8) The Crime of the Century: On May 29, 1979, hit man Charles Voyde Harrelson, estranged father of actor Woody Harrelson, made history when he killed U.S. District Judge John H. Wood Jr. in San Antonio, committing the first assassination of a federal judge in the 20th century.

9) The Women of Death Row: Of the 337 people currently on death row in Texas, a mere 10 of them are women. They are no ladies, however, and are among the worst criminal offenders to have been caught and tried in the state. Texas has put to death three other women since reinstating the death penalty in 1976. (Shown here is Karla Faye Tucker, executed by lethal injection on February 3, 1998.)

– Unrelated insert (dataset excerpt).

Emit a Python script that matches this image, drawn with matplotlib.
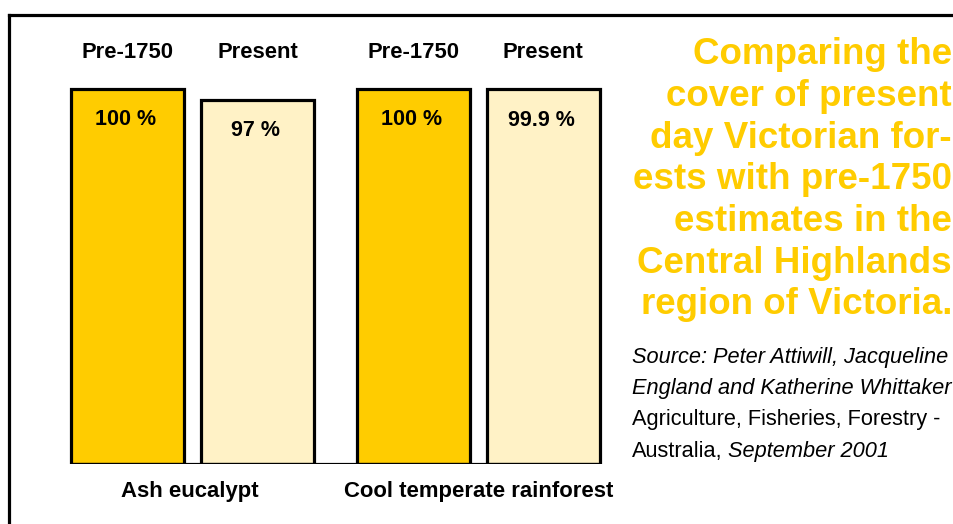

10) A Fatal Attraction: By the age of 23, the popularity of Mexican-American pop star Selena was unprecedentedly successful had a devoted, one might almost say fanatical following. And on March 31, 1995, one of those followers, jealous of her idol’s success, shot the singer to death.

11) The Most Hated Woman in America: Madalyn Murray O’Hair may, in fact, have been the most hated woman in America at one point. She was certainly despised enough that in 1995, when she disappeared and it looked likely that she had been murdered, the police in Austin pretty much just decided not to do anything about it.

12) (Bad) Mothers of the Year: A disturbing number of Texas mothers have decided to end it all … for their unfortunate children (or, at the least, to injure them grievously). Medea herself would have been impressed with some of these filicidal matrons. (See "10 Years Ago Today: Andrea Yates Child Murders" on this site for a writeup on one of these bad mothers.)

13) Cruel Justice: Presiding Judge of the Texas Court of Criminal Appeals Sharon Keller (shown at right) decided that a clerk’s office could not stay open late to allow a stay of execution to be filed, and a man was put to death as a result.

14) A Texas Murder Trial: One night in November 2006, sheriff’s deputies in Comal County found the barefoot, mangled body of an 83-year-old woman on the south side of Canyon Lake. A resident from the other side of the lake claimed to have accidentally run over her but her story did not quite hang together.

15) Joe Stack and the IRS: No one likes to pay taxes, but Andrew Joseph Stack III got worked up about it enough to actually commit suicide by flying a plane into an Internal Revenue Service field office in Austin in February 2010.